— start of COLLECTED DATA —

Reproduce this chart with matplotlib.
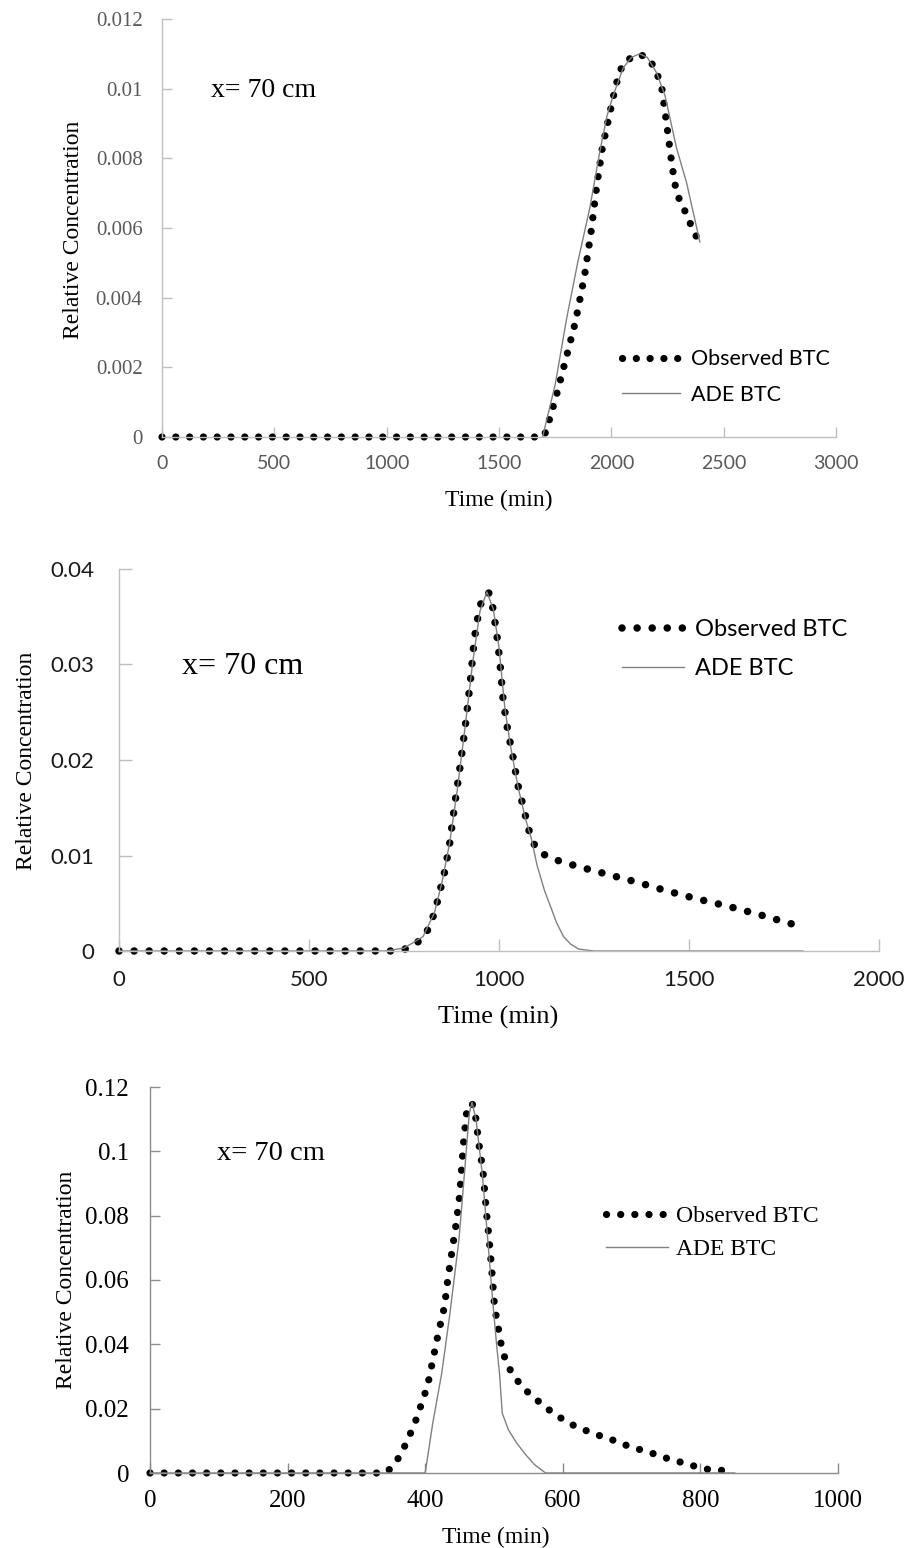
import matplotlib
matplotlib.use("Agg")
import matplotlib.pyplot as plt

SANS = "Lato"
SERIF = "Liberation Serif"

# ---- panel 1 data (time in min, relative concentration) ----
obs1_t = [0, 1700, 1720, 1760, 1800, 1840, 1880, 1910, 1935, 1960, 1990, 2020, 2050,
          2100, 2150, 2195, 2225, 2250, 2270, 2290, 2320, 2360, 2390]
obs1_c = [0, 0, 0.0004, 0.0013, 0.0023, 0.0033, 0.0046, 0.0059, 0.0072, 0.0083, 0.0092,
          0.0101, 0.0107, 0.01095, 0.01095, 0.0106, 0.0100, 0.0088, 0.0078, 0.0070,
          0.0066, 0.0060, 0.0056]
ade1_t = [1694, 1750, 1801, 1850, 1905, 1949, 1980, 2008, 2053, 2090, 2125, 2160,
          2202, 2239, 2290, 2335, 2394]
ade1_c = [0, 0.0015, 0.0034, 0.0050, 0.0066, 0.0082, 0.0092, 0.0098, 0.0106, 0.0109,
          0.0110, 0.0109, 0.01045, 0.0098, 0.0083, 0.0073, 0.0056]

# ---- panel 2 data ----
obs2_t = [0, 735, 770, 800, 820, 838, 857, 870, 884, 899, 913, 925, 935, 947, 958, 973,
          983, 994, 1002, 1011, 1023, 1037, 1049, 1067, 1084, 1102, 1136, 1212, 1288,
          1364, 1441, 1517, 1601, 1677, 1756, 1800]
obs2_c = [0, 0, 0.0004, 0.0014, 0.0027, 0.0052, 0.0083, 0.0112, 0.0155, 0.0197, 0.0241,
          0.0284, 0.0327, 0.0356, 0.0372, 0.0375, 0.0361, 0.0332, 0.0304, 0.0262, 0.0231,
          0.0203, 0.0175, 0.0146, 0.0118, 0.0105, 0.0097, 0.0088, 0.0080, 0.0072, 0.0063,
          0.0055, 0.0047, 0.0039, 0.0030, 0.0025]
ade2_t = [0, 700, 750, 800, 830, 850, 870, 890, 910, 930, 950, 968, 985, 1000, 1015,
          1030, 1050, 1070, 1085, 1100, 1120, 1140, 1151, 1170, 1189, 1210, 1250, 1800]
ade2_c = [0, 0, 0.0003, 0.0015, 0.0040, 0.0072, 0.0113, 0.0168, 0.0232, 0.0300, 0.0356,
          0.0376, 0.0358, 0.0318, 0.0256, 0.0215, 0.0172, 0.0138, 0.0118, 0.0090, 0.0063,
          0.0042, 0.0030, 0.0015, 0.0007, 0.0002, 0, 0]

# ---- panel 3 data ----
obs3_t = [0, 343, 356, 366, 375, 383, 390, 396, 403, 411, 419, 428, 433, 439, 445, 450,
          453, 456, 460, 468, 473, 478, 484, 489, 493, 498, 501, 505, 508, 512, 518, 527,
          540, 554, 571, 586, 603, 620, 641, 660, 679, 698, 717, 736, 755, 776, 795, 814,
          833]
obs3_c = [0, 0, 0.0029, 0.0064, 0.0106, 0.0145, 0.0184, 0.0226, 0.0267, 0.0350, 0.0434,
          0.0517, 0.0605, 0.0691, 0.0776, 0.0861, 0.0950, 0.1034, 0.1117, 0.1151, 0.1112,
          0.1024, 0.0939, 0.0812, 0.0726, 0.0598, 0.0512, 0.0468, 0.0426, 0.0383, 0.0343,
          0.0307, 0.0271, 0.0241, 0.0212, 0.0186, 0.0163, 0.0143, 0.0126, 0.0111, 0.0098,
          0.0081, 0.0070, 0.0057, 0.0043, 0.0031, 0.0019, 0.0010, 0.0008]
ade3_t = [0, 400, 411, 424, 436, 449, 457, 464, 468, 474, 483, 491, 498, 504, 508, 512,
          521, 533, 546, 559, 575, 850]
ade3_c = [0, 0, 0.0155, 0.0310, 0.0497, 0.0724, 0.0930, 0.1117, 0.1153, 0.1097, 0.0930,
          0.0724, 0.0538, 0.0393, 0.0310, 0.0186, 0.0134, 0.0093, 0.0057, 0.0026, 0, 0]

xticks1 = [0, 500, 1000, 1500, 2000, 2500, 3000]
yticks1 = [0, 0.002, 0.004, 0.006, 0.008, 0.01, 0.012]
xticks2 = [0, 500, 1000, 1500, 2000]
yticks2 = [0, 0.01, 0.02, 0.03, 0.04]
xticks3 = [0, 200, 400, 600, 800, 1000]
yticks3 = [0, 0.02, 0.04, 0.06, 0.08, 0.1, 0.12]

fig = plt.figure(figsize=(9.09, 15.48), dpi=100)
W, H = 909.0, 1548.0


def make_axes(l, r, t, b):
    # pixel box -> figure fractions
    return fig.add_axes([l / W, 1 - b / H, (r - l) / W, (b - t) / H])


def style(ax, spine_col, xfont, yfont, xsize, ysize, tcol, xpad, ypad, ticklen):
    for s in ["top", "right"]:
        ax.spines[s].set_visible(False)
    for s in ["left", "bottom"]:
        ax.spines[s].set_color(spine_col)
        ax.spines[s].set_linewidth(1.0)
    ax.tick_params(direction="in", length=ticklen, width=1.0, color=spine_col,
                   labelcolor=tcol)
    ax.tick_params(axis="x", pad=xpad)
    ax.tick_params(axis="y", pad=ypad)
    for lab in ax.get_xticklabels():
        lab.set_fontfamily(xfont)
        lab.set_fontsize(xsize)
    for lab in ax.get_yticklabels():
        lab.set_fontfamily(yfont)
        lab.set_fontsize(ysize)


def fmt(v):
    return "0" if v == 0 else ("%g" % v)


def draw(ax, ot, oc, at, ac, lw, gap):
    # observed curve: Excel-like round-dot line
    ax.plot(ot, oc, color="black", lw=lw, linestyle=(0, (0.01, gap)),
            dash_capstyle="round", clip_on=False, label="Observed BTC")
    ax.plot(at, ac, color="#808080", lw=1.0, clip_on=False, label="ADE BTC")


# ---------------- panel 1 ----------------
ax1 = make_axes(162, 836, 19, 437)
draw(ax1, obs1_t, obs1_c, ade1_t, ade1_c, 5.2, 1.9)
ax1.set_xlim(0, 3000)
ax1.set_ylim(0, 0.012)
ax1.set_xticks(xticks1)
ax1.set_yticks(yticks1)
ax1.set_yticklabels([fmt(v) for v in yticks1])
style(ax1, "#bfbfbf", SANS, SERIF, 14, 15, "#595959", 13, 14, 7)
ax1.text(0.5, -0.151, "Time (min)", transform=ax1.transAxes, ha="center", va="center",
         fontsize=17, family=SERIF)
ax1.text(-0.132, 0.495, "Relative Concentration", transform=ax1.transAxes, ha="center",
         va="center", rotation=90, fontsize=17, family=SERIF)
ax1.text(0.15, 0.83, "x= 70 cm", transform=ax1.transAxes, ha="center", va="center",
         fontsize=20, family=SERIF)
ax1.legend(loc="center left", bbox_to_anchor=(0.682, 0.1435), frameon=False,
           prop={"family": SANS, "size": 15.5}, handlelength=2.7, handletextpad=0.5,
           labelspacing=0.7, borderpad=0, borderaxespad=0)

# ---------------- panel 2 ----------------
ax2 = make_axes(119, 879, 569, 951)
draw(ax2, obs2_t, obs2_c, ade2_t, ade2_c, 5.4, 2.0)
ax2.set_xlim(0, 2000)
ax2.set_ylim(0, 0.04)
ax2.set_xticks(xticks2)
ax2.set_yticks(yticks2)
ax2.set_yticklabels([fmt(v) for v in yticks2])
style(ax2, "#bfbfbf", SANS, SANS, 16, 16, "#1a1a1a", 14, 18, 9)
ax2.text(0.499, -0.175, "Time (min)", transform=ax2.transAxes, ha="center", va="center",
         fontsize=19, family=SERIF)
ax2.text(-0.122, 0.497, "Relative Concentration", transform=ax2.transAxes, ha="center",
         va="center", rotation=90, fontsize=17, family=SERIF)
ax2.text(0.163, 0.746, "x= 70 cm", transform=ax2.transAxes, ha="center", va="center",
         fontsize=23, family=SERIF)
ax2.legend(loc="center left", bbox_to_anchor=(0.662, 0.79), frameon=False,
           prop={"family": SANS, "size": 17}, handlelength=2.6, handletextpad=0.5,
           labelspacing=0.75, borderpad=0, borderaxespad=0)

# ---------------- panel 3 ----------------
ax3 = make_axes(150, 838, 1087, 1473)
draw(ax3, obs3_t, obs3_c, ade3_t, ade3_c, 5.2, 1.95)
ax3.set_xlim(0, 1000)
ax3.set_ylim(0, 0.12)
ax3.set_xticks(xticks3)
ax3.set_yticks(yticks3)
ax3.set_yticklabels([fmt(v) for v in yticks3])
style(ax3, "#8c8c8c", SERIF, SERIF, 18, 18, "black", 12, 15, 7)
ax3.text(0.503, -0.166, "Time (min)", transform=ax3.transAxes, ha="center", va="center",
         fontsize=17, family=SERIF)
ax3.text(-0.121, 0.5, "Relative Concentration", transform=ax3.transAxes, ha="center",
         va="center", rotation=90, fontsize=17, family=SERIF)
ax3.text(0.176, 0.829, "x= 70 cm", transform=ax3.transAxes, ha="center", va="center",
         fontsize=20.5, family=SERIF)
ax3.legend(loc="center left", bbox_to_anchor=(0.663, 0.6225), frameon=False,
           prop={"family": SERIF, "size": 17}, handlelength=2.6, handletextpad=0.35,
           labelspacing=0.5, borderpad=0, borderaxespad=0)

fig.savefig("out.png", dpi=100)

— end of COLLECTED DATA —

Pictures stay out. Print the data exactly, from its first line through the line containing "0.0042, 0.0030, 0.0015, 0.0007, 0.0002, 0, 0]".

Reproduce this chart with matplotlib.
import matplotlib
matplotlib.use("Agg")
import matplotlib.pyplot as plt

SANS = "Lato"
SERIF = "Liberation Serif"

# ---- panel 1 data (time in min, relative concentration) ----
obs1_t = [0, 1700, 1720, 1760, 1800, 1840, 1880, 1910, 1935, 1960, 1990, 2020, 2050,
          2100, 2150, 2195, 2225, 2250, 2270, 2290, 2320, 2360, 2390]
obs1_c = [0, 0, 0.0004, 0.0013, 0.0023, 0.0033, 0.0046, 0.0059, 0.0072, 0.0083, 0.0092,
          0.0101, 0.0107, 0.01095, 0.01095, 0.0106, 0.0100, 0.0088, 0.0078, 0.0070,
          0.0066, 0.0060, 0.0056]
ade1_t = [1694, 1750, 1801, 1850, 1905, 1949, 1980, 2008, 2053, 2090, 2125, 2160,
          2202, 2239, 2290, 2335, 2394]
ade1_c = [0, 0.0015, 0.0034, 0.0050, 0.0066, 0.0082, 0.0092, 0.0098, 0.0106, 0.0109,
          0.0110, 0.0109, 0.01045, 0.0098, 0.0083, 0.0073, 0.0056]

# ---- panel 2 data ----
obs2_t = [0, 735, 770, 800, 820, 838, 857, 870, 884, 899, 913, 925, 935, 947, 958, 973,
          983, 994, 1002, 1011, 1023, 1037, 1049, 1067, 1084, 1102, 1136, 1212, 1288,
          1364, 1441, 1517, 1601, 1677, 1756, 1800]
obs2_c = [0, 0, 0.0004, 0.0014, 0.0027, 0.0052, 0.0083, 0.0112, 0.0155, 0.0197, 0.0241,
          0.0284, 0.0327, 0.0356, 0.0372, 0.0375, 0.0361, 0.0332, 0.0304, 0.0262, 0.0231,
          0.0203, 0.0175, 0.0146, 0.0118, 0.0105, 0.0097, 0.0088, 0.0080, 0.0072, 0.0063,
          0.0055, 0.0047, 0.0039, 0.0030, 0.0025]
ade2_t = [0, 700, 750, 800, 830, 850, 870, 890, 910, 930, 950, 968, 985, 1000, 1015,
          1030, 1050, 1070, 1085, 1100, 1120, 1140, 1151, 1170, 1189, 1210, 1250, 1800]
ade2_c = [0, 0, 0.0003, 0.0015, 0.0040, 0.0072, 0.0113, 0.0168, 0.0232, 0.0300, 0.0356,
          0.0376, 0.0358, 0.0318, 0.0256, 0.0215, 0.0172, 0.0138, 0.0118, 0.0090, 0.0063,
          0.0042, 0.0030, 0.0015, 0.0007, 0.0002, 0, 0]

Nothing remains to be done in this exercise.